En su oficina tampoco me era posible respirar. Los cuadros del Ché y de Alicia Alonso me asfixiaban. También el olor a almuerzo proletario, ese tufo que recorre los mediodías candentes del comunismo cubano, y que son el primer síntoma irreversible de la locura. Estábamos armando el programa cultural de la velada y ella me iba diciendo la música que se emplearía en cada parte del show. En una de ésas, la gran dama obrera mencionó una pieza archifamosa de Liszt. Pero yo ignoraba cómo escribir ese título original (no supe ni siquiera si era una frase en italiano o francés o alemán o… ¡acaso en húngaro!). Y, para colmo, tampoco supe cómo deletrear bien el nombre de Liszt (todavía me cuesta hacerlo, como me pasa también con Nietzsche).
La mujerona me echó una mirada de asco con todo el peso de sus arrugas y joyas. Yo era un insecto. Yo era un burócrata de mierda que no me merecía ni aquel puestecito de mierda que me pagaba el Estado revolucionario. Un ignorante de mierda que ocupa el puesto de alguien con seguramente mejor instrucción. ¡Y así quería organizarle un homenaje de élite, nada menos que en el Gran Teatro de La Habana, al más que renombrado escritor de élite Jaime Sarusky, recientemente Premio Nacional de Literatura (aunque ningún cubano nunca lo haya leído ni ya nunca lo leerá)!
Tenía razón la antigua belleza del ballet batistiano, devenida embajadora cultural del castrismo. Yo era un mierda. Me estaba muriendo. Me habían botado de mi trabajo. Se me dijo que nunca más podría ejercer como profesional en la Isla. Estaba aterrado. No me atreví a denunciar nada, a nadie. Era el año 2000. No pensé que pudiera sobrevivir tanto después. El pánico paraliza.
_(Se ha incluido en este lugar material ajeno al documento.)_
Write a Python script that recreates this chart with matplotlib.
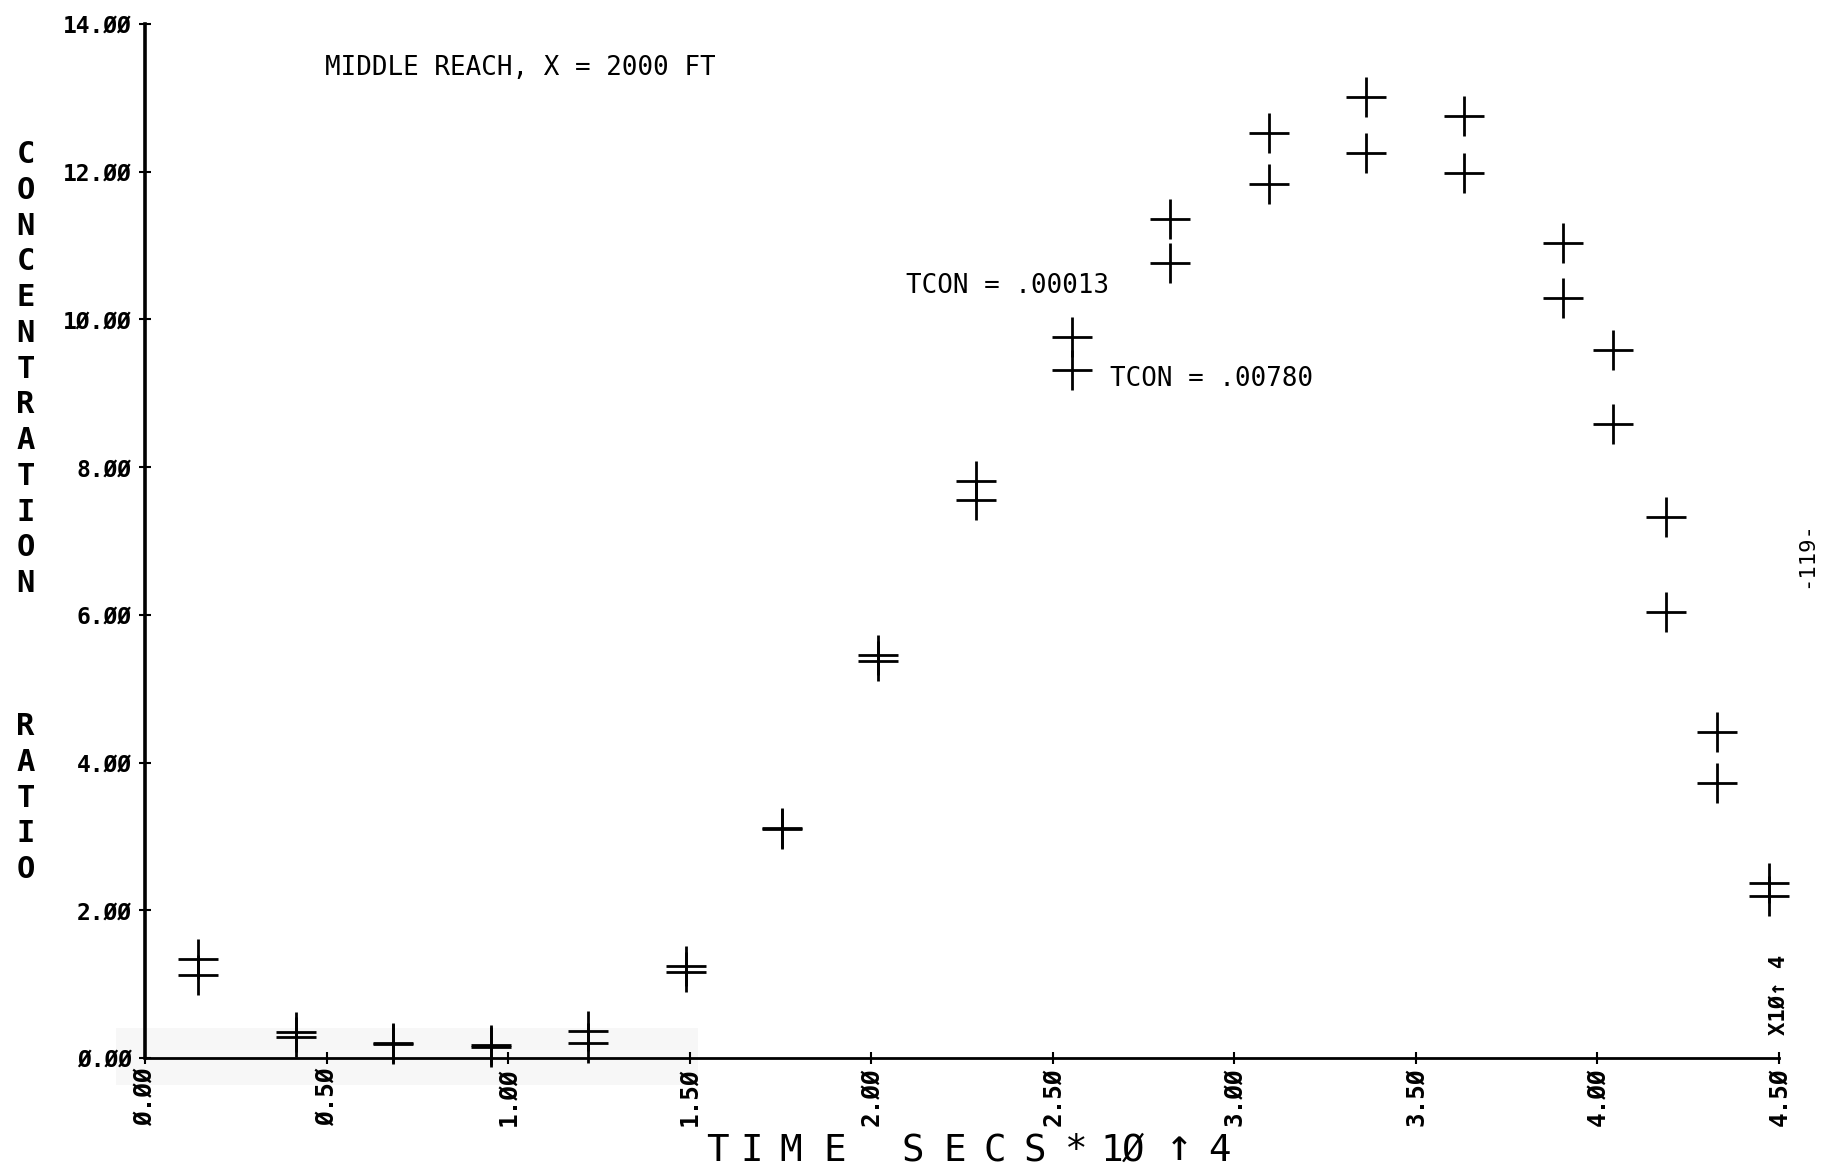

Aquella lección fue terrible. Nadie te ama. La misma mujerona incapaz de mover un dedo para defenderme, ahora me machacaba mi total estado de estupidez. Entendí que lo mejor es no haber sido nunca cubano. No tener contemporáneos, no habitar en ningún país. Y también entendí que la cultura es sólo otro nombre del odio, de la represión, de la violencia desde el lenguaje contra los individuos.
Sentí que me iba a desmayar.
Mi resistencia contra la verdad fue la más simple y brutal. Le pedí permiso a la mayorala ilustrada y salí al pasillo, como si fuera a ir de urgencia a los bañitos hediondos del Gran Teatro de La Habana. De hecho, fui.
Toda vez allí dentro, me aferré a las cabillas carcelarias de la ventanucas. Pensé: qué feo es el socialismo, qué intolerablemente feo es todo aquí, empezando por mi propia vida, por mi falta de información, por mi desidia, por mis ganas de poner bombas en lugar de homenajes o, mejor, de poner una bomba en el lugar de los homenajes.
Me había convertido ya en un terrorista profesional.
En el baño de los balletómanos había una peste a mierda intolerable. Tal vez era la mierda de otras damas y caballeros burgueses-proletarios como la que me denigró, culos cómplices todos con una cultura descomunal. Y entonces grité, con todas las fuerzas de mi insania hueca, grité: ¡Pá la pinga, Liszt! ¡Pá la repinga, Liszt!
Era el 2000 y mi alarido fue el inicio de todo.
Salí del baño para la pinga. Salí para la pinga del Gran Teatro de La Habana. Todos mis exilios y extremismos, todas mis tentaciones y tristezas, desde Miami hasta Reykjavík, no son más que la continuación de esa fuga, de ese todavía estarme yendo para la mismísima repinga de allí.
Liszt el recontracoñísimo de su madre.